Social network, crisi economica, bassezza del livello politico: sembrano questioni distanti tra loro, eppure hanno un punto in comune ben preciso. E ci potremmo aggiungere il sistema scolastico, l’involuzione della cultura, l’abbandono dei vecchi mestieri, la mancanza di giovani agricoltori, e cosi via.
Dunque? Qual è questo filo rosso? Semplice: è la velocità, l’idea – ideologicamente assurda – che occorra per dogma fondante massimizzare le utilità riducendo i tempi. Tutto deve essere talmente veloce, da dover essere istantaneo. Non c’è tempo per costruire, pensare, educare, lavorare, immaginare…
Tutto e subito. Ed al passo con i tempi. E guai a non adeguarsi.
Così, l’idea che il denaro potesse produrre altro denaro in maniera immediata attraverso operazioni speculative fruibili con un semplice “click”, ha causato una serie di reazioni a catena di cui oggi si notano gli amari frutti.

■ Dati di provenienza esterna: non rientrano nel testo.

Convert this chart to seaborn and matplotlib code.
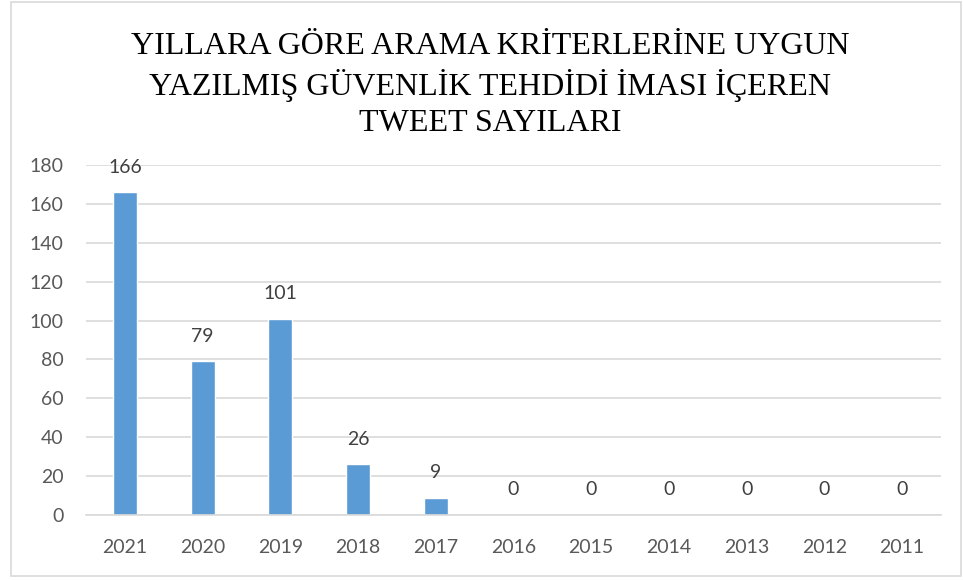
import pandas as pd
import seaborn as sns
import matplotlib.pyplot as plt
from matplotlib.patches import Rectangle

# Data
years = ["2021", "2020", "2019", "2018", "2017", "2016", "2015", "2014", "2013", "2012", "2011"]
counts = [166, 79, 101, 26, 9, 0, 0, 0, 0, 0, 0]

df = pd.DataFrame({"Yil": years, "Sayi": counts})

sns.set_style("white")
plt.rcParams["font.family"] = ["Lato", "DejaVu Sans"]

fig = plt.figure(figsize=(9.63, 5.8), dpi=100)
ax = fig.add_axes([0.0893, 0.112, 0.8877, 0.6035])

sns.barplot(data=df, x="Yil", y="Sayi", order=years, color="#5B9BD5",
            saturation=1, width=0.31, ax=ax)

ax.set_ylim(0, 180)
ax.set_yticks(range(0, 181, 20))
ax.set_xlim(-0.5, len(years) - 0.5)
ax.grid(axis="y", color="#D9D9D9", linewidth=1.2)
ax.set_axisbelow(True)
for s in ["top", "right", "left"]:
    ax.spines[s].set_visible(False)
ax.spines["bottom"].set_color("#D9D9D9")
ax.spines["bottom"].set_linewidth(1.2)
ax.tick_params(length=0, labelsize=14, labelcolor="#595959")
ax.tick_params(axis="x", pad=17)
ax.tick_params(axis="y", pad=16)
ax.set_xlabel("")
ax.set_ylabel("")

# Value labels
for i, v in enumerate(counts):
    ax.annotate(str(v), (i, v), xytext=(0, 12), textcoords="offset points",
                ha="center", va="bottom", fontsize=14, color="#404040")

fig.text(0.509, 0.945,
         "YILLARA GÖRE ARAMA KRİTERLERİNE UYGUN\nYAZILMIŞ GÜVENLİK TEHDİDİ İMASI İÇEREN\nTWEET SAYILARI",
         ha="center", va="top", fontsize=23, family="Liberation Serif",
         color="black", linespacing=1.32)

# Chart border
fig.patches.append(Rectangle((0.011, 0.007), 0.987, 0.99, transform=fig.transFigure,
                             fill=False, edgecolor="#D9D9D9", linewidth=1.2))

fig.savefig("out.png", dpi=100)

Il concetto che la misura della politica sia data dal numero di voti che nel brevissimo periodo si riescono a catalizzare, ha mandato in soffitta tutto il resto: primum vincere, deinde philosophari, si direbbe con approccio realista. Ma il fatto è che oggi è rimasto solo il dover vincere fine a se stesso. Il resto non esiste. Non c’è.
Ma la cosa corre sempre più verso il baratro del nulla: non si contano i politici che non solo misurano ma che vengono misurati attraverso i “mi piace” o i numero di “followers”.
E dunque, connessione 24 ore no stop per esprimere in meno di un rigo concetti, idee, programmi, che vengono aggiornati minuto per minuto.
Capirai, in un” tweet”, il livello di approfondimento…
La verità è che potremmo continuare con gli esempi all’infinito, ma possiamo limitarci semplicemente a dare atto di quanto davvero ormai sia tutto talmente veloce da non essere più afferrabile sotto alcun punto di vista.
L’idea consumistica che un oggetto deve durare il meno possibile per essere poi gettato al fine di comprarne un altro, si è ormai imposta in ogni ambito del vivere civile.
Ed i social network ne sono un esempio lampante: una home page si scorre in pochi minuti, ed è carica di notizie – e di opinioni (sic!) – sì da creare una saturazione informativa che non consente il minimo discernimento.
Come distinguere la notizia vera da quella falsa, se ci si limita ai “titoli” o alla mera condivisione, senza attenta ricerca delle fonti? E poi, interessa conoscere quale sia l’opinione più aderente al vero o no?
Ed allora, pare doveroso chiedersi con quali strumenti tentare l’impresa titanica di fornire un registro completamente opposto a quello attuale, fatto di ricerca, approfondimento, formazione, sacrificio, apprendimento…
Il rischio è chiaramente quello di fare, per citare a sproposito il Vangelo, la voce di coloro che gridano del deserto.
O peggio la lotta contro i mulini a vento.
Il fatto è che occorre re-insegnare alla gente ad aver cura: è questo quello che manca nel delirio tipico della modernità.
Com’è noto, dal verbo latino “colere”, sono nati termini variegati quali cultura, coltivare, culto, curare: ciò, dovrebbe far riflettere molti, soprattutto sul legame strettissimo che vi è tra queste parole apparentemente distanti.
Non si fa cultura se non si coltiva; non si coltiva se non ci si prende cura; non vi è alcun culto senza curare; non si può coltivare se non si ha la cultura della cura.
Passaggi di vita. Amore per le cose che crescono lentamente. Saggezza contadina. Senso religioso. Amore per la conoscenza. Voler imparare un mestiere e a realizzare.
Fondamentali perduti nel mondo di oggi, fatto di bit e di rapporti virtuali veloci ed immediati.
Il prendersi cura richiede tempo. Ed il tempo fa fruttare ciò che si semina.
C’è una un passaggio nel Signore degli Anelli che delinea l’abbandono di un modello antropologico fondato sull’aver cura a quello basato sull’immediatezza che allontana dal Vero e dall’essenza delle cose per catapultare il mondo nella freddezza della tecnica.
E’ Barbalbero, il pastore di alberi, a spiegare ai due hobbit che lo accompagnano nella foresta il cambiamento subito da Saruman: “ormai ha una mente di metallo e ingranaggi, e non si cura più delle cose che crescono”.
Agli hobbit, invece, piacciono le cose che crescono, ci ricorda Tolkien.
Ma per far crescere le cose, occorre pazienza, tempo, cura.
Nulla di immediato, niente di istantaneo. Avere cura, fuggire l’immediatezza, coltivare, farsi una cultura, diffondere una cultura. Tempo. Calma. Pazienza. Apprendere e trasmettere. Vecchia saggezza contadina, in un mondo di metallo. Chiaramente in corsa verso il crack.